Xu created paintings covering a wide range of forms, including landscapes, portraits, and images from history and legends. The flowers, birds, landscape and animals produced under his brush are valued for being life-like and vivid. He is widely recognized for his paintings of horses, which demonstrate his unique style that fused Chinese and Western painting techniques.

In recent years Xu’s works have fetched higher and higher prices under the hammer. At the end of last year, his painting titled Jiu Zhou Wu Shi Le Geng Yun (The Ploughing Season of China ), which portrays farmers tilling their land with an ox, was sold for RMB 266.8 million, or about US $40.02 million, smashing previous records for his paintings at auction. Many of his paintings fetched over RMB 10 million. Those that have fetched over RMB 100 million include Ba People Fetching Water , Chun Shan Shi Jun Tu , which portrays 10 horses, and Jiufanggao, (The Connoisseur of Horses ).
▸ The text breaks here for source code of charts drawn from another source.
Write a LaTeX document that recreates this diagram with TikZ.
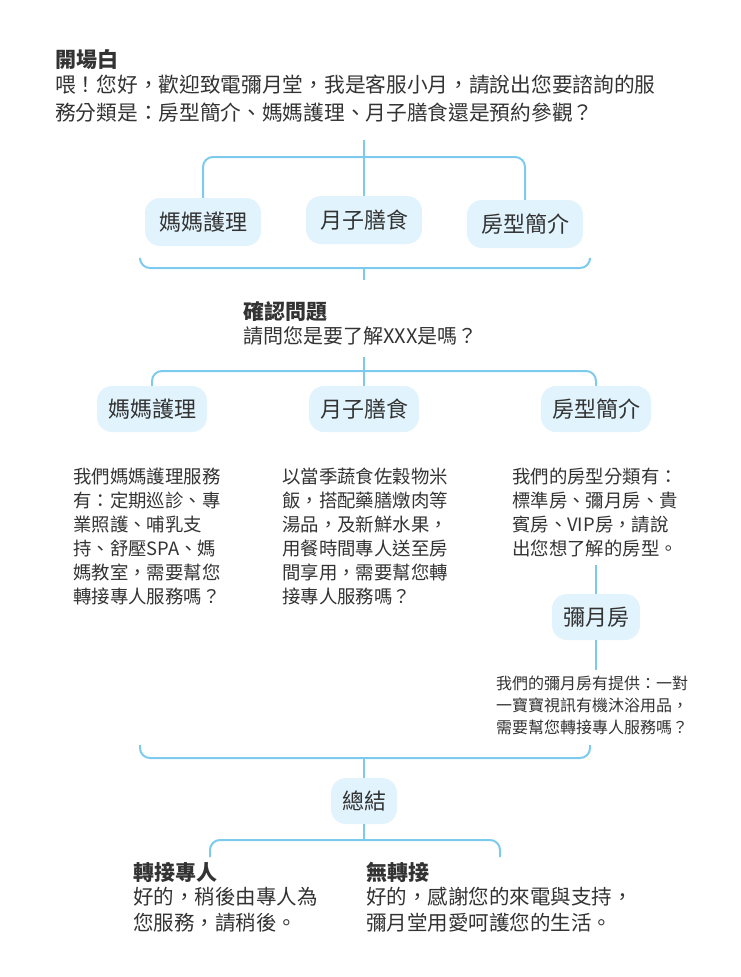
\documentclass[tikz,border=0pt]{standalone}
\usepackage{fontspec}
\setmainfont{Noto Sans CJK TC}
\definecolor{lnc}{HTML}{7CCAEE}
\definecolor{bxc}{HTML}{E1F3FC}
\definecolor{tc}{HTML}{333333}
\begin{document}
\begin{tikzpicture}[x=1pt,y=-1pt,
  ln/.style={draw=lnc, line width=2pt, rounded corners=10pt},
  bx/.style={fill=bxc, rounded corners=15pt, text=tc, font=\fontsize{22}{24}\selectfont, minimum height=48pt, inner xsep=14pt},
  hd/.style={anchor=west, font=\fontsize{21}{24}\selectfont\bfseries, text=tc, inner sep=0pt},
  tx/.style={anchor=north west, align=left, text=tc, font=\fontsize{18.4}{24}\selectfont, inner sep=0pt},
  sx/.style={anchor=north west, align=left, text=tc, font=\fontsize{16}{22}\selectfont, inner sep=0pt}]
\useasboundingbox (0,0) rectangle (740,977);
\node[hd] (h1) at (55,60) {開場白};
\node[tx,font=\fontsize{20.7}{28}\selectfont] (t1) at (55,75) {喂！您好，歡迎致電彌月堂，我是客服小月，請說出您要諮詢的服\\務分類是：房型簡介、媽媽護理、月子膳食還是預約參觀？};
\node[bx] (a1) at (203,222) {媽媽護理};
\node[bx] (a2) at (364,220) {月子膳食};
\node[bx] (a3) at (525,224) {房型簡介};
\coordinate (c1) at (364,140);
\draw[ln] (c1) -- (a2.north);
\draw[ln] (a1.north) |- (364,157) -| (a3.north);
\draw[ln] (140,260) |- (364,268) -| (590,260);
\draw[ln,rounded corners=0pt] (364,268) -- (364,280);
\node[hd] (h2) at (243,312) {確認問題};
\node[tx,font=\fontsize{20}{22}\selectfont] (t2) at (243,326) {請問您是要了解XXX是嗎？};
\node[bx,minimum height=46pt,inner xsep=11pt] (b1) at (152,409) {媽媽護理};
\node[bx,minimum height=46pt,inner xsep=11pt] (b2) at (364,409) {月子膳食};
\node[bx,minimum height=46pt,inner xsep=11pt] (b3) at (596,409) {房型簡介};
\coordinate (c2) at (364,357);
\draw[ln] (c2) -- (b2.north);
\draw[ln] (b1.north) |- (364,371) -| (b3.north);
\node[tx] (d1) at (73,468) {我們媽媽護理服務\\有：定期巡診、專\\業照護、哺乳支\\持、舒壓SPA、媽\\媽教室，需要幫您\\轉接專人服務嗎？};
\node[tx] (d2) at (282,468) {以當季蔬食佐穀物米\\飯，搭配藥膳燉肉等\\湯品，及新鮮水果，\\用餐時間專人送至房\\間享用，需要幫您轉\\接專人服務嗎？};
\node[tx] (d3) at (512,468) {我們的房型分類有：\\標準房、彌月房、貴\\賓房、VIP房，請說\\出您想了解的房型。};
\node[bx,minimum height=46pt,inner xsep=11pt] (e1) at (596,617) {彌月房};
\draw[ln] (596,565) -- (e1.north);
\node[sx] (f1) at (496,676) {我們的彌月房有提供：一對\\一寶寶視訊有機沐浴用品，\\需要幫您轉接專人服務嗎？};
\draw[ln] (e1.south) -- (596,670);
\draw[ln] (140,745) |- (364,758) -| (590,745);
\node[bx,minimum height=46pt,inner xsep=11pt] (g) at (364,801) {總結};
\draw[ln,rounded corners=0pt] (364,758) -- (g.north);
\draw[ln] (g.south) -- (364,840);
\draw[ln] (210,857) |- (364,840) -| (500,857);
\node[hd] (h3) at (133,872) {轉接專人};
\node[tx,font=\fontsize{20.5}{26}\selectfont] (t3) at (133,887) {好的，稍後由專人為\\您服務，請稍後。};
\node[hd] (h4) at (366,872) {無轉接};
\node[tx,font=\fontsize{20.5}{26}\selectfont] (t4) at (366,887) {好的，感謝您的來電與支持，\\彌月堂用愛呵護您的生活。};
\end{tikzpicture}
\end{document}
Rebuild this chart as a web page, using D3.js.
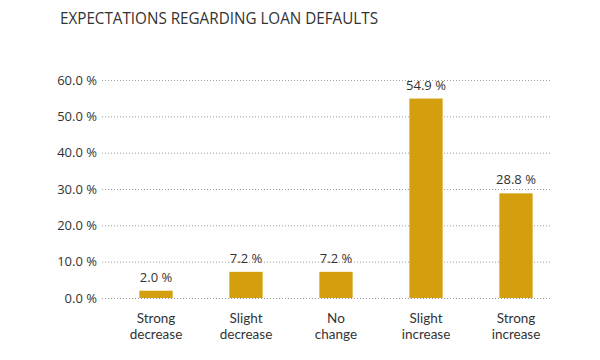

After Xu died in 1953, his family donated his 1,200 works and collection of 1,000-odd paintings and pieces of calligraphy from the Tang, Song, Yuan, Ming and Qing dynasties and the modern period, and around 10,000 books and rubbings from tablets and artworks to the country. The following year, his former residence on Xinjiekou North Street in Beijing was opened as the Xu Beihong Memorial Hall to house his works. Zhou Enlai, the first premier of the People’s Republic of China, personally wrote the four-character inscription meaning Former Residence of Beihong that appears on the memorial hall gate.